Ao se ler a diáspora africana — sequestro e travessia forçada de seres humanos, quase seis milhões apenas para o Brasil — como encruzilhada, podemos ver nela o “paradoxo incompreensível aos olhos coloniais”: uma fresta de reinvenção. O oceano acolheu o banzo, mas serviu também de esteira para o não esgarçamento de crenças e pensamentos que foram reconstruídos — assentados — nas Américas.

O primeiro carro da escola representa esse assentamento, essa cruzada atlântica, em um poderoso “mar de dendê”, expresso na melodia e em fantasias, pelas quais os carnavalescos criarem um “fantástico cortejo de Exus africanos em direção ao território brasileiro, deslocado do tempo”, atravessando um terreiro aquático onde são riscados pontos e guardados segredos.

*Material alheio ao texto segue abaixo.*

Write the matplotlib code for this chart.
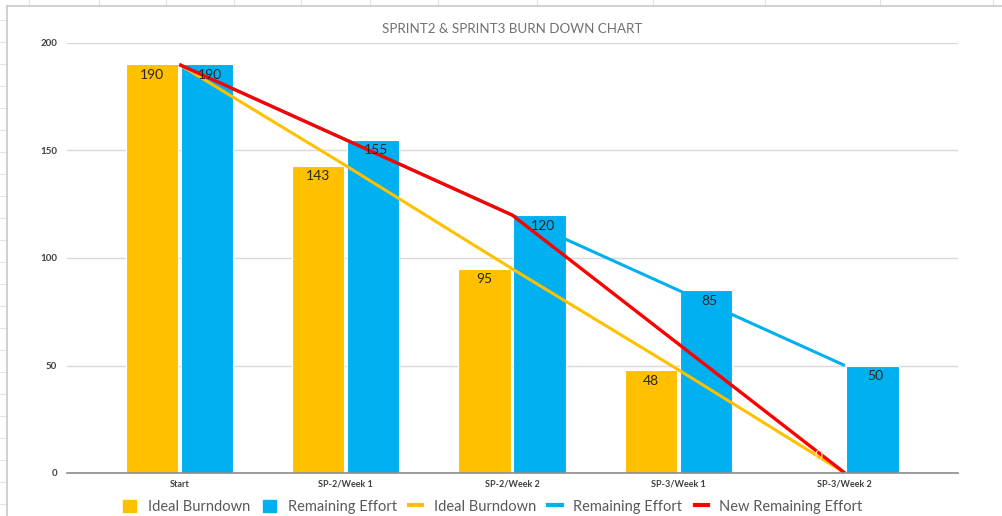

A reinvenção é possível pela resistência, catalisada por Exu, porque resistência — e eis aí mais um paradoxo — é movimento de transformação do mundo. E assim uma alegoria é destinada ao Exu-liberdade, ao Exu-luta, que não se deixa amordaçar ou aprisionar por amarras. Representado por Zumbi dos Palmares, foi interpretado pelo professor, advogado defensor de direitos humanos Renato Ferreira. Inclusive há um busto de Zumbi na cidade da Grande Rio. O movimento negro, aliás, já reivindicou a troca do nome de Duque de Caxias — símbolo de repressão de revoltas populares e exaltado como o patrono do Exército brasileiro — para município “Zumbi dos Palmares”.

A alegoria do líder negro se emendou com a ala das baianas, que vestiam o emocionante “fogo no canavial”: fazê-lo era um ato de insubmissão e uma estratégia utilizada nas fugas para os quilombos. Suas saias incendiaram a avenida num senso de justiça e liberdade.

Exu, associado a uma noção não linear de tempo e sua figura caleidoscópica, nas palavras dos carnavalescos, serve de “espelho (estilhaçado) para que pensemos o próprio Brasil — país que se faz terreiro, num desfile de Escola de Samba”.

Parabéns pelo prêmio mais do que merecido. Que com ele aprendamos mais sobre quem somos e sobre quem podemos ser. Laroiê!

* Marina Basso Lacerda é doutora em Ciência Política e autora do livro O novo conservadorismo brasileiro: de Reagan a Bolsonaro (Zouk, 2019). Esse texto foi originalmente publicado no Le Monde Diplomatique Brasil (27/04).